Sure, that works for me. We may want to rename it in the future if we end up using the same address space for tables and memories, but we can cross that bridge when we get there.

sunfish added inline comments.May 6 2021, 5:38 PM
llvm/lib/Target/WebAssembly/Utils/WebAssemblyUtilities.h
39 ↗(On Diff #343360)

Tables and memories have their own index spaces in wasm, so it seems like they'd want their own address spaces here, perhaps 2 and 3, respectively? I also agree that we can figure this out later.
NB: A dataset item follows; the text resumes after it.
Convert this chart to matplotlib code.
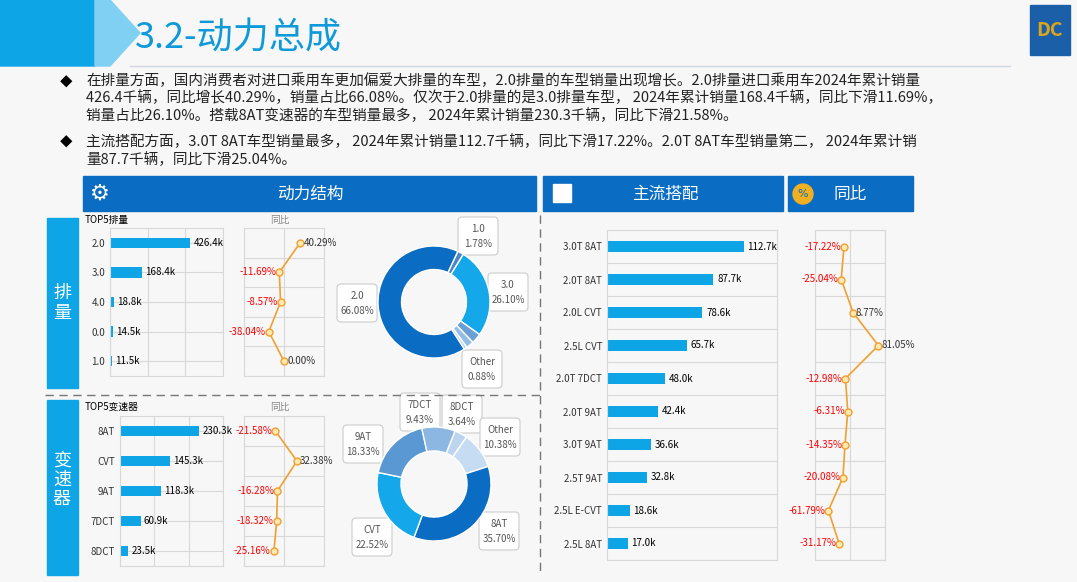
import matplotlib
matplotlib.use("Agg")
import matplotlib.pyplot as plt
from matplotlib import font_manager as fm
from matplotlib.patches import Rectangle, Polygon, FancyBboxPatch
import numpy as np

cjk = "Noto Sans CJK SC"
for f in fm.findSystemFonts():
    if "CJK" in f or "cjk" in f.lower():
        try:
            fm.fontManager.addfont(f)
        except Exception:
            pass
names = {f.name for f in fm.fontManager.ttflist}
for cand in ["Noto Sans CJK SC", "Noto Sans CJK JP", "Noto Sans CJK TC", "Noto Sans CJK KR"]:
    if cand in names:
        cjk = cand
        break
plt.rcParams["font.family"] = [cjk, "DejaVu Sans"]

disp_cats = ["2.0", "3.0", "4.0", "0.0", "1.0"]
disp_vals = [426.4, 168.4, 18.8, 14.5, 11.5]
disp_yoy = [40.29, -11.69, -8.57, -38.04, 0.00]
disp_pie_labels = ["1.0", "3.0", "4.0", "0.0", "Other", "2.0"]
disp_pie_vals = [1.78, 26.10, 2.91, 2.25, 0.88, 66.08]

tr_cats = ["8AT", "CVT", "9AT", "7DCT", "8DCT"]
tr_vals = [230.3, 145.3, 118.3, 60.9, 23.5]
tr_yoy = [-21.58, 32.38, -16.28, -18.32, -25.16]
tr_pie_labels = ["8DCT", "Other", "8AT", "CVT", "9AT", "7DCT"]
tr_pie_vals = [3.64, 10.38, 35.70, 22.52, 18.33, 9.43]

main_cats = ["3.0T 8AT", "2.0T 8AT", "2.0L CVT", "2.5L CVT", "2.0T 7DCT", "2.0T 9AT",
             "3.0T 9AT", "2.5T 9AT", "2.5L E-CVT", "2.5L 8AT"]
main_vals = [112.7, 87.7, 78.6, 65.7, 48.0, 42.4, 36.6, 32.8, 18.6, 17.0]
main_yoy = [-17.22, -25.04, 8.77, 81.05, -12.98, -6.31, -14.35, -20.08, -61.79, -31.17]

W, H = 1077, 582
fig = plt.figure(figsize=(W/100, H/100), dpi=100)
fig.patch.set_facecolor("#f7f7f8")
bg = fig.add_axes([0, 0, 1, 1]); bg.set_xlim(0, W); bg.set_ylim(H, 0); bg.axis("off")

BLUE = "#0a6cc2"; CYAN = "#0ea5e6"; ORANGE = "#f0a030"

bg.add_patch(Polygon([[0, 0], [95, 0], [125, 33], [95, 66], [0, 66]], color="#0ea5e6"))
bg.add_patch(Polygon([[95, 0], [110, 0], [140, 33], [110, 66], [95, 66]], color="#7fd0f2"))
bg.text(135, 38, "3.2-动力总成", fontsize=26, color="#0e9ad8", va="center")
bg.plot([130, 1010], [66, 66], color="#cfd8e0", lw=1)
bg.add_patch(Rectangle((1030, 5), 40, 50, color="#1b5fa8"))
bg.text(1050, 30, "DC", color="#d9a520", fontsize=14, ha="center", va="center", weight="bold")

txt1 = ("在排量方面，国内消费者对进口乘用车更加偏爱大排量的车型，2.0排量的车型销量出现增长。2.0排量进口乘用车2024年累计销量\n"
        "426.4千辆，同比增长40.29%，销量占比66.08%。仅次于2.0排量的是3.0排量车型， 2024年累计销量168.4千辆，同比下滑11.69%，\n"
        "销量占比26.10%。搭载8AT变速器的车型销量最多， 2024年累计销量230.3千辆，同比下滑21.58%。")
txt2 = ("主流搭配方面，3.0T 8AT车型销量最多， 2024年累计销量112.7千辆，同比下滑17.22%。2.0T 8AT车型销量第二， 2024年累计销\n"
        "量87.7千辆，同比下滑25.04%。")
bg.text(60, 83, "◆", fontsize=9, va="center"); bg.text(60, 143, "◆", fontsize=9, va="center")
bg.text(86, 73, txt1, fontsize=10.5, va="top", linespacing=1.25, color="#222")
bg.text(86, 134, txt2, fontsize=10.5, va="top", linespacing=1.25, color="#222")

bg.add_patch(Rectangle((83, 176), 453, 35, color=BLUE))
bg.text(310, 194, "动力结构", color="white", fontsize=12, ha="center", va="center")
bg.text(100, 194, "⚙", color="white", fontsize=16, ha="center", va="center", family="DejaVu Sans")
bg.add_patch(Rectangle((543, 176), 240, 35, color=BLUE))
bg.text(665, 194, "主流搭配", color="white", fontsize=12, ha="center", va="center")
bg.add_patch(Rectangle((553, 184), 18, 18, color="white"))
bg.add_patch(Rectangle((788, 176), 125, 35, color=BLUE))
bg.text(850, 194, "同比", color="white", fontsize=12, ha="center", va="center")
bg.add_patch(plt.Circle((803, 194), 10, color="#f0b020"))
bg.text(803, 194, "%", color=BLUE, fontsize=8, ha="center", va="center", family="DejaVu Sans")

bg.add_patch(Rectangle((47, 218), 31, 170, color=CYAN))
bg.text(62, 303, "排\n量", color="white", fontsize=13, ha="center", va="center", linespacing=1.1)
bg.add_patch(Rectangle((47, 400), 31, 175, color=CYAN))
bg.text(62, 480, "变\n速\n器", color="white", fontsize=13, ha="center", va="center", linespacing=1.1)
bg.plot([45, 540], [395, 395], color="#777", lw=1, ls=(0, (6, 4)))
bg.plot([540, 540], [215, 575], color="#777", lw=1, ls=(0, (6, 4)))
bg.text(85, 220, "TOP5排量", fontsize=7, va="center")
bg.text(85, 407, "TOP5变速器", fontsize=7, va="center")
bg.text(270, 220, "同比", fontsize=7, va="center", color="#888")
bg.text(270, 407, "同比", fontsize=7, va="center", color="#888")

def px(x0, y0, w, h):
    return fig.add_axes([x0/W, 1-(y0+h)/H, w/W, h/H])

def barpanel(rect, cats, vals, xmax, ngrid):
    ax = px(*rect)
    y = np.arange(len(cats))
    ax.barh(y, vals, height=0.35, color=CYAN)
    for yi, v in zip(y, vals):
        ax.text(v + xmax*0.03, yi, f"{v}k", fontsize=7, va="center")
    ax.set_ylim(len(cats)-0.5, -0.5); ax.set_xlim(0, xmax)
    ax.set_yticks(y); ax.set_yticklabels(cats, fontsize=7, color="#333")
    ax.set_xticks(np.linspace(0, xmax, ngrid+1)); ax.set_xticklabels([])
    ax.tick_params(length=0)
    ax.grid(True, color="#d8d8d8", lw=0.8); ax.set_axisbelow(True)
    ax.set_facecolor("none")
    for s in ax.spines.values(): s.set_color("#d8d8d8")
    return ax

def linepanel(rect, vals, xlim):
    ax = px(*rect)
    y = np.arange(len(vals))
    ax.plot(vals, y, color=ORANGE, lw=1.2, marker="o", ms=5, mfc="#ffe9b0", mec=ORANGE)
    for yi, v in zip(y, vals):
        if v < 0:
            ax.text(v - (xlim[1]-xlim[0])*0.04, yi, f"{v:.2f}%", fontsize=7, color="red", va="center", ha="right")
        else:
            ax.text(v + (xlim[1]-xlim[0])*0.04, yi, f"{v:.2f}%", fontsize=7, color="#333", va="center", ha="left")
    ax.set_ylim(len(vals)-0.5, -0.5); ax.set_xlim(*xlim)
    ax.set_yticks(np.arange(len(vals)+1)-0.5); ax.set_yticklabels([])
    ax.set_xticks([xlim[0], 0, xlim[1]]); ax.set_xticklabels([])
    ax.tick_params(length=0)
    ax.grid(True, color="#d8d8d8", lw=0.8)
    ax.set_facecolor("none")
    for s in ax.spines.values(): s.set_color("#d8d8d8")
    return ax

barpanel((110, 228, 113, 148), disp_cats, disp_vals, 600, 3)
linepanel((244, 228, 80, 148), disp_yoy, (-100, 100))
barpanel((120, 416, 103, 150), tr_cats, tr_vals, 300, 3)
linepanel((244, 416, 80, 150), tr_yoy, (-100, 100))

ax = px(607, 230, 170, 330)
y = np.arange(len(main_cats))
ax.barh(y, main_vals, height=0.35, color=CYAN)
for yi, v in zip(y, main_vals):
    ax.text(v + 3, yi, f"{v}k", fontsize=7, va="center")
ax.set_ylim(len(main_cats)-0.5, -0.5); ax.set_xlim(0, 140)
ax.set_yticks(y); ax.set_yticklabels(main_cats, fontsize=7, color="#333")
ax.set_xticks([0, 140]); ax.set_xticklabels([])
ax.set_yticks(np.arange(len(main_cats)+1)-0.5, minor=True)
ax.grid(True, which="minor", axis="y", color="#d8d8d8", lw=0.8)
ax.tick_params(length=0, which="both")
ax.set_facecolor("none")
for s in ax.spines.values(): s.set_color("#d8d8d8")
linepanel((815, 230, 70, 330), main_yoy, (-100, 100))

def donut(cx, cy, r, vals, colors, start):
    ax = px(cx - r*1.05, cy - r*1.05, 2.1*r, 2.1*r)
    ax.pie(vals, colors=colors, startangle=start, counterclock=False,
           wedgeprops=dict(width=0.42, edgecolor="white", linewidth=1))
    ax.set_aspect("equal"); ax.set_xlim(-1.05, 1.05); ax.set_ylim(-1.05, 1.05)
    return ax

def label_box(x, y, t1, t2):
    bg.add_patch(FancyBboxPatch((x-18, y-17), 36, 34, boxstyle="round,pad=2,rounding_size=4",
                                fc="white", ec="#cccccc", lw=0.8))
    bg.text(x, y-7, t1, fontsize=7, ha="center", va="center", color="#555")
    bg.text(x, y+8, t2, fontsize=7, ha="center", va="center", color="#555")

c1 = ["#4f86c6", "#14a8ea", "#6a9fd4", "#94bde4", "#b8d3ee", "#0a6cc2"]
donut(434, 302, 56, disp_pie_vals, c1, 90 - 360*0.07)
for (x, yy, a, b) in [(478, 236, "1.0", "1.78%"), (508, 292, "3.0", "26.10%"),
                      (357, 303, "2.0", "66.08%"), (482, 369, "Other", "0.88%")]:
    label_box(x, yy, a, b)

c2 = ["#bcd4ee", "#c6dcf2", "#0a6cc2", "#14a8ea", "#5a98d4", "#8cb7e2"]
donut(434, 484, 57, tr_pie_vals, c2, 90 - 360*0.06)
for (x, yy, a, b) in [(420, 412, "7DCT", "9.43%"), (462, 414, "8DCT", "3.64%"),
                      (500, 437, "Other", "10.38%"), (363, 444, "9AT", "18.33%"),
                      (372, 537, "CVT", "22.52%"), (499, 531, "8AT", "35.70%")]:
    label_box(x, yy, a, b)

fig.savefig("out.png", dpi=100, facecolor=fig.get_facecolor())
wingo added inline comments.May 10 2021, 12:26 AM
llvm/lib/Target/WebAssembly/Utils/WebAssemblyUtilities.h
39 ↗(On Diff #343360)

WASM_VARS is fine with me, with one caveat -- in https://reviews.llvm.org/D101140 where we add support for locals, we add a new "core" TargetStackID enum which describes static alloca that is actually a wasm local. Really this enum describes objects allocated on a parallel stack, outside of linear memory. It was nice to use the same name to describe the address space and the stack id, but I don't think variable or wasm-var are good core enum names. It feels like there is a core concept here for systems that have two stacks -- one of named objects and one of linear-memory bytes. I thought object or managed could be a good name for the former, but evidently not :)

I will let this one sit overnight; if there are no other good ideas before tomorrow I will do WASM_ADDRESS_SPACE_WASM_VARS and either find a new name for TargetStackID or attempt to use a target-specific definition.

wingo updated this revision to Diff 344320.May 11 2021, 1:39 AM

Rename "managed" address space to "wasm vars"

This revision was landed with ongoing or failed builds.May 11 2021, 2:24 AM
This revision was automatically updated to reflect the committed changes.